## [TO BE DONE]
Go through the lines below. Copy those with "that".

## [SUPPLIED MATERIAL]
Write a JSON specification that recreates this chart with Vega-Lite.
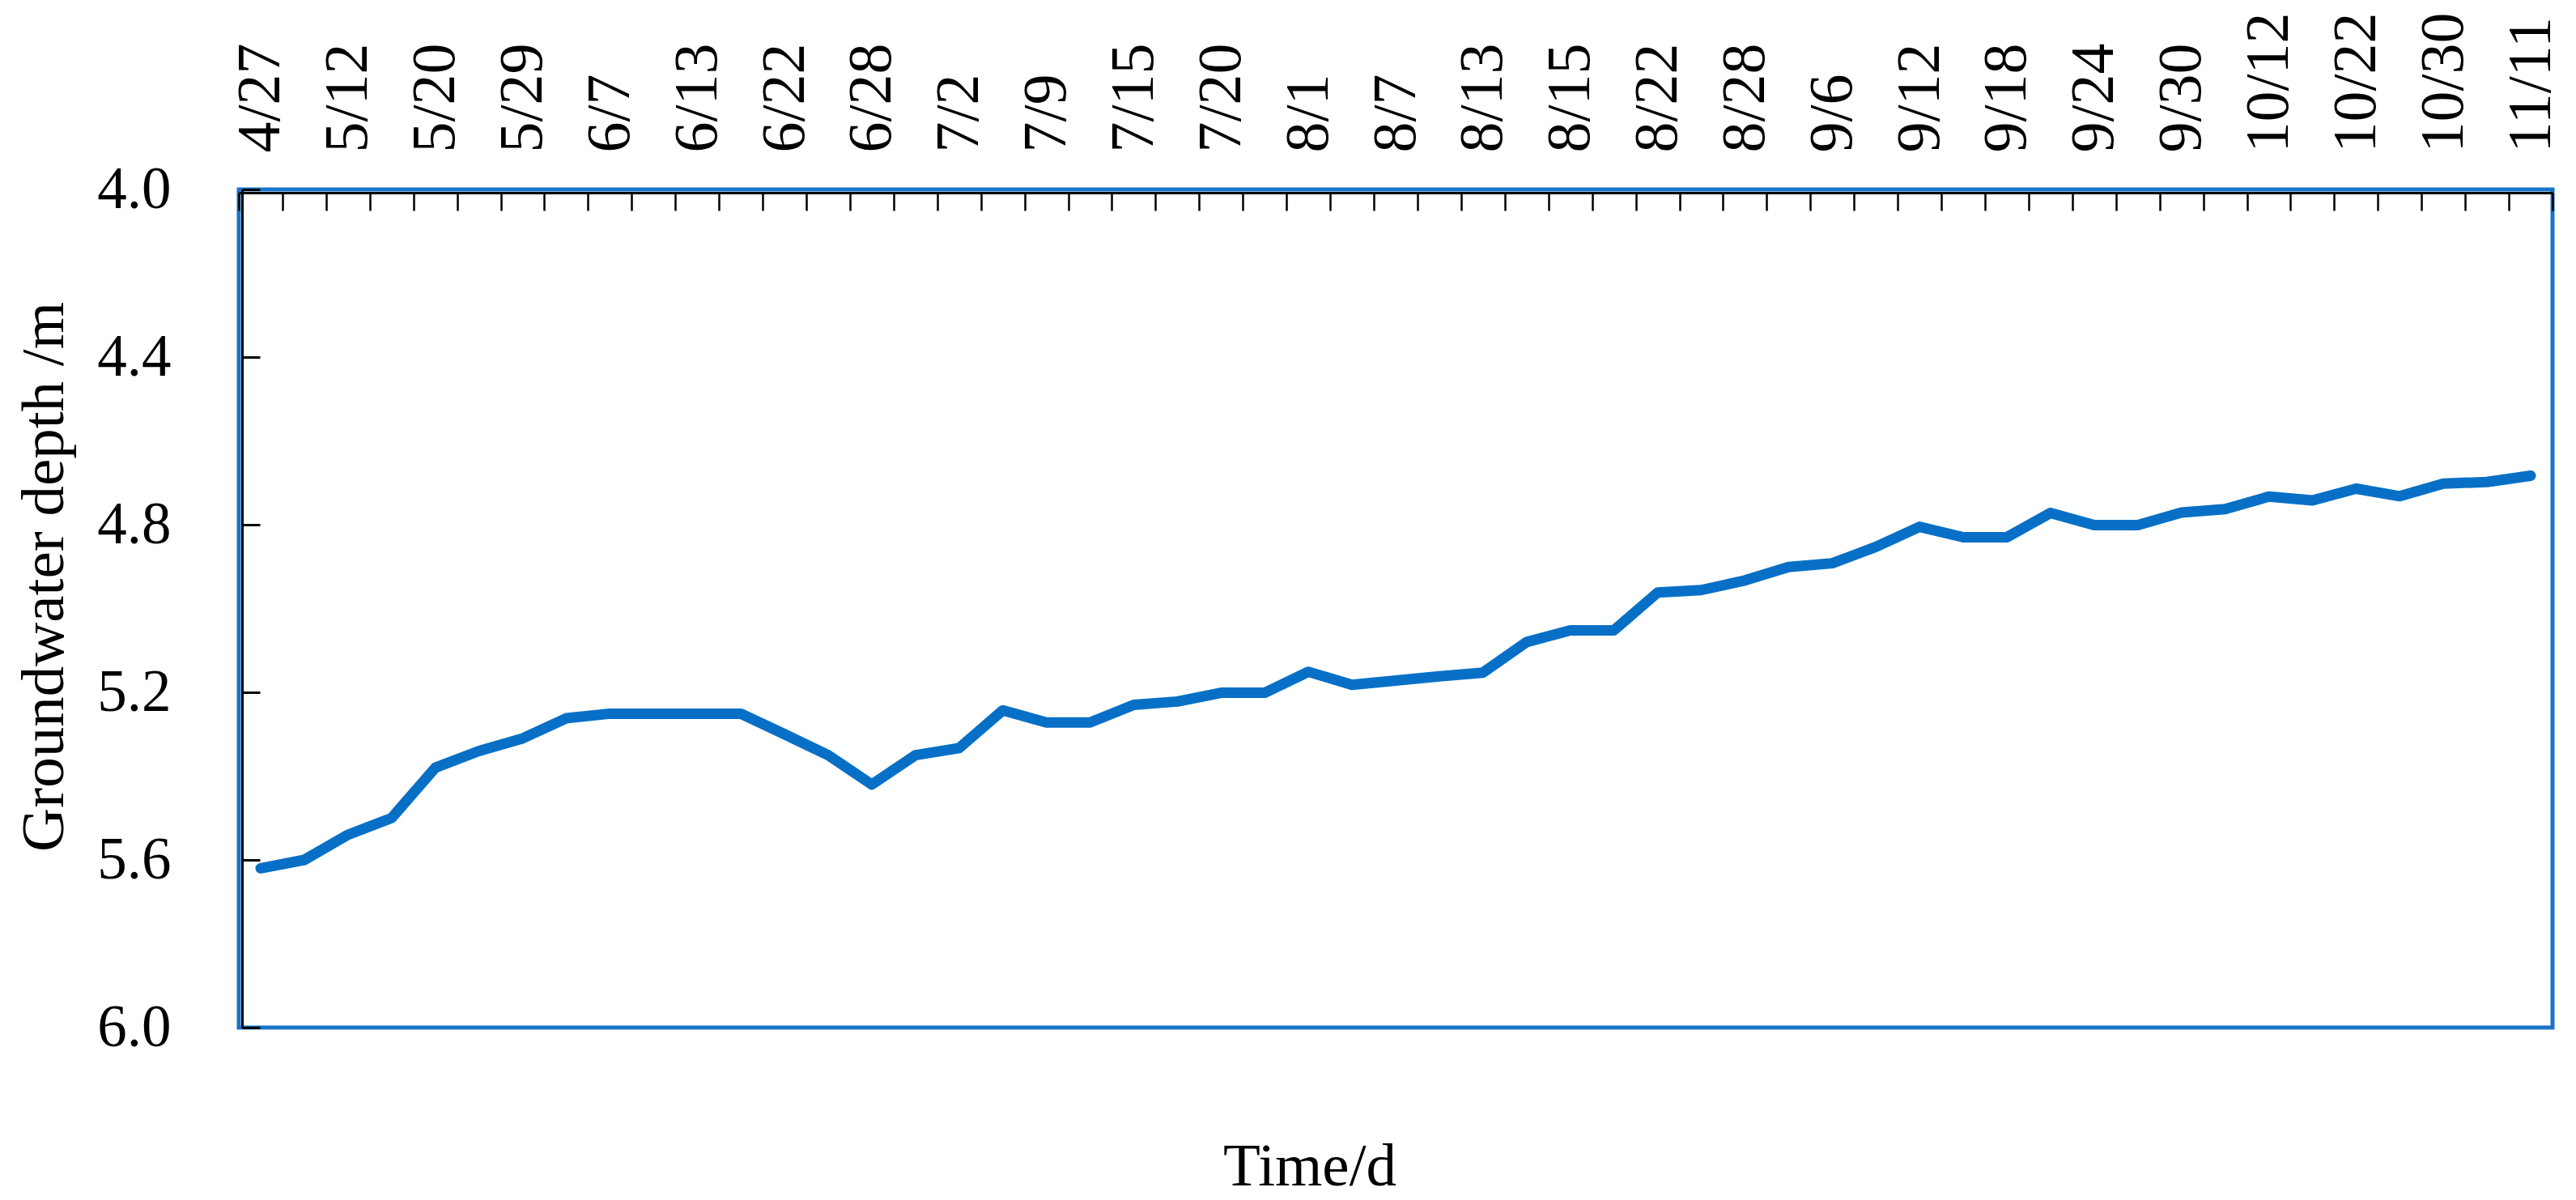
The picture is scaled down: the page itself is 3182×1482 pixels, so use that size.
{
  "$schema": "https://vega.github.io/schema/vega-lite/v6.json",
  "width": 2858,
  "height": 1035,
  "autosize": {"type": "none"},
  "padding": {"left": 295, "top": 234, "right": 29, "bottom": 213},
  "background": "white",
  "config": {
    "view": {"stroke": "#1a73c9", "strokeWidth": 5},
    "font": "Liberation Serif"
  },
  "title": {
    "text": "Time/d",
    "orient": "bottom",
    "anchor": "middle",
    "frame": "group",
    "dx": -106,
    "offset": 158,
    "baseline": "alphabetic",
    "font": "Liberation Serif",
    "fontSize": 75,
    "fontWeight": "normal",
    "color": "black"
  },
  "data": {
    "values": [
      {"label": "4/27", "depth": 5.62},
      {"label": "4/27+", "depth": 5.60},
      {"label": "5/12", "depth": 5.54},
      {"label": "5/12+", "depth": 5.50},
      {"label": "5/20", "depth": 5.38},
      {"label": "5/20+", "depth": 5.34},
      {"label": "5/29", "depth": 5.31},
      {"label": "5/29+", "depth": 5.262},
      {"label": "6/7", "depth": 5.251},
      {"label": "6/7+", "depth": 5.251},
      {"label": "6/13", "depth": 5.251},
      {"label": "6/13+", "depth": 5.251},
      {"label": "6/22", "depth": 5.30},
      {"label": "6/22+", "depth": 5.35},
      {"label": "6/28", "depth": 5.42},
      {"label": "6/28+", "depth": 5.35},
      {"label": "7/2", "depth": 5.333},
      {"label": "7/2+", "depth": 5.243},
      {"label": "7/9", "depth": 5.272},
      {"label": "7/9+", "depth": 5.272},
      {"label": "7/15", "depth": 5.23},
      {"label": "7/15+", "depth": 5.222},
      {"label": "7/20", "depth": 5.201},
      {"label": "7/20+", "depth": 5.201},
      {"label": "8/1", "depth": 5.151},
      {"label": "8/1+", "depth": 5.182},
      {"label": "8/7", "depth": 5.172},
      {"label": "8/7+", "depth": 5.162},
      {"label": "8/13", "depth": 5.153},
      {"label": "8/13+", "depth": 5.08},
      {"label": "8/15", "depth": 5.052},
      {"label": "8/15+", "depth": 5.052},
      {"label": "8/22", "depth": 4.962},
      {"label": "8/22+", "depth": 4.956},
      {"label": "8/28", "depth": 4.933},
      {"label": "8/28+", "depth": 4.901},
      {"label": "9/6", "depth": 4.892},
      {"label": "9/6+", "depth": 4.853},
      {"label": "9/12", "depth": 4.805},
      {"label": "9/12+", "depth": 4.83},
      {"label": "9/18", "depth": 4.83},
      {"label": "9/18+", "depth": 4.772},
      {"label": "9/24", "depth": 4.801},
      {"label": "9/24+", "depth": 4.801},
      {"label": "9/30", "depth": 4.771},
      {"label": "9/30+", "depth": 4.763},
      {"label": "10/12", "depth": 4.733},
      {"label": "10/12+", "depth": 4.742},
      {"label": "10/22", "depth": 4.714},
      {"label": "10/22+", "depth": 4.732},
      {"label": "10/30", "depth": 4.702},
      {"label": "10/30+", "depth": 4.698},
      {"label": "11/11", "depth": 4.683}
    ]
  },
  "mark": {
    "type": "line",
    "color": "#0770c6",
    "strokeWidth": 13,
    "strokeCap": "round",
    "strokeJoin": "round"
  },
  "encoding": {
    "x": {
      "field": "label",
      "type": "ordinal",
      "sort": null,
      "scale": {"type": "band", "paddingInner": 0, "paddingOuter": 0},
      "axis": {
        "orient": "top",
        "title": null,
        "offset": -4,
        "tickBand": "extent",
        "labelAngle": -90,
        "labelExpr": "substring(datum.label, length(datum.label) - 1) == '+' ? '' : datum.label",
        "labelOverlap": false,
        "labelFont": "Liberation Serif",
        "labelFontSize": 76,
        "labelColor": "black",
        "labelPadding": 72,
        "tickSize": -22,
        "tickColor": "black",
        "tickWidth": 2.5,
        "domainColor": "black",
        "domainWidth": 3,
        "grid": false
      }
    },
    "y": {
      "field": "depth",
      "type": "quantitative",
      "scale": {"domain": [4, 6], "reverse": true, "nice": false, "zero": false},
      "axis": {
        "orient": "left",
        "offset": -4,
        "title": "Groundwater depth /m",
        "titleFont": "Liberation Serif",
        "titleFontSize": 75,
        "titleFontWeight": "normal",
        "titleColor": "black",
        "titleAngle": 270,
        "titleAlign": "center",
        "titleBaseline": "middle",
        "titleX": -245,
        "titleY": 478,
        "values": [4.0, 4.4, 4.8, 5.2, 5.6, 6.0],
        "format": ".1f",
        "labelFont": "Liberation Serif",
        "labelFontSize": 73,
        "labelColor": "black",
        "labelPadding": 110,
        "tickSize": -22,
        "tickColor": "black",
        "tickWidth": 3,
        "domainColor": "black",
        "domainWidth": 3,
        "grid": false
      }
    }
  }
}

## [IN RESPONSE]
Write a JSON specification that recreates this chart with Vega-Lite.
The picture is scaled down: the page itself is 3182×1482 pixels, so use that size.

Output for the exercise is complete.